Lucas, se você puder, me passe links para esse tipo de informação que você citou, por favor. Quanto à função histórica, qualquer estátua, ou monumento, tem função histórica, e preciso perguntar simplesmente por qual motivo foi construído, para quê, com patrocínio de quem e se tem uma série de dados a analisar.

Oi, Valéria! Discordo de boa parte de seus pontos no texto e vou tentar explicar o porquê.

Pois bem, você disse que "Ninguém tem o direito, por motivo que seja, de destruir patrimônio histórico, porque ele não lhe pertence, você e eu somos no máximo seus guardiões". Veja bem, o tal "patrimônio público", a partir do momento em que o público NÃO O QUER, ele deixar de se tornar um objeto que devemos defender. Afinal, quais populações estão se vendo refletidas em Edward Colston, Borba Gato ou Winston Churchill? A destruição desses símbolos pelo povo não é "apagamento" da história uma vez que há RELATOS sobre quem foi tal figura e o contexto em que ele esteve inserido.

Sobre a sua sugestão de mandar esses monumentos para "cemitérios", eu concordo.
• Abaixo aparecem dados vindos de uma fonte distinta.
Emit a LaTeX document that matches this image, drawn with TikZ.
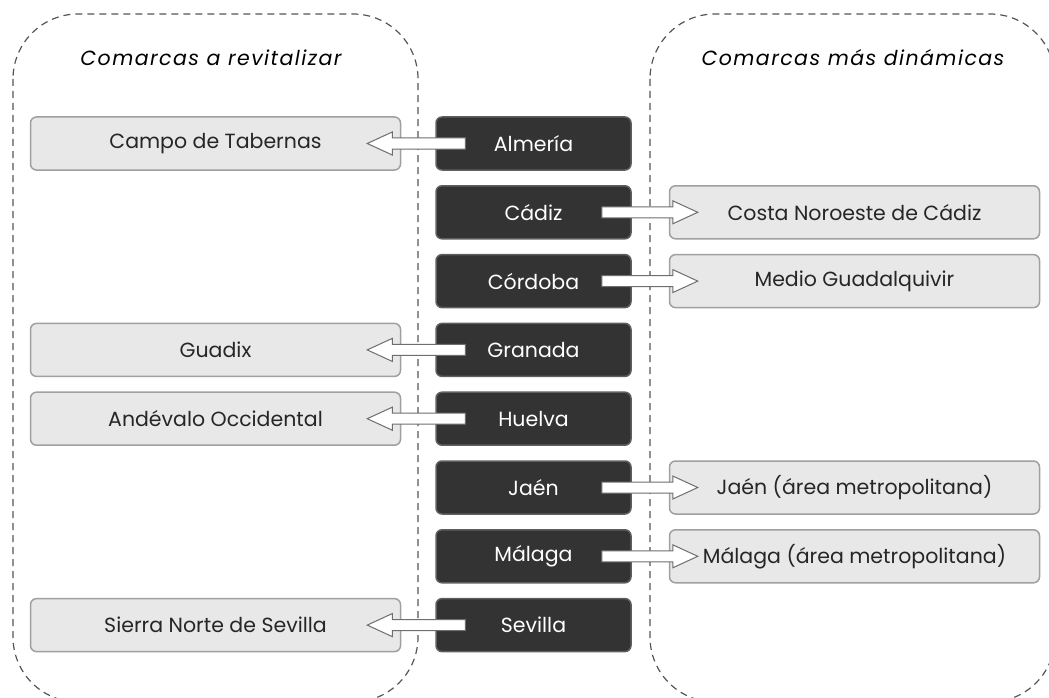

Mas, melhor ainda, seria se fossem parar em museus; afinal, alguns deles têm o intuito de guardar a memória, de respeitar a dor. Veja o Museu do Holocausto: ele por acaso homenageia o nazismo? Não! Ele nos faz respeitar uma passagem da história que jamais podemos esquecer. O museu não serve tão somente para homenagear. Portanto, será que todas essas estátuas de escravagistas, torturadores, supremacistas, genocidas não podem ir para um lugar específico onde a gente reflita sobre essas figuras e o que elas representam? Afinal, expostas em praça pública, elas têm função de homenagem, são exibidas como uma "conquista".

Ah, mas a derrubada desses símbolos não vai mudar em nada." Claro que muda. Isso significa que um novo corpo social está se configurando e ele não tolera alguns aspectos da barbárie. Isso é fazer história.

Para finalizar, quero deixar um link muito interessante sobre o assunto:
https://conversadehistoriadoras.com/2020/06/21/dossie-estatuas/

"Veja bem, o tal "patrimônio público", a partir do momento em que o público NÃO O QUER, ele deixar de se tornar um objeto que devemos defender. Afinal, quais populações estão se vendo refletidas em Edward Colston, Borba Gato ou Winston Churchill? A destruição desses símbolos pelo povo não é "apagamento" da história uma vez que há RELATOS sobre quem foi tal figura e o contexto em que ele esteve inserido."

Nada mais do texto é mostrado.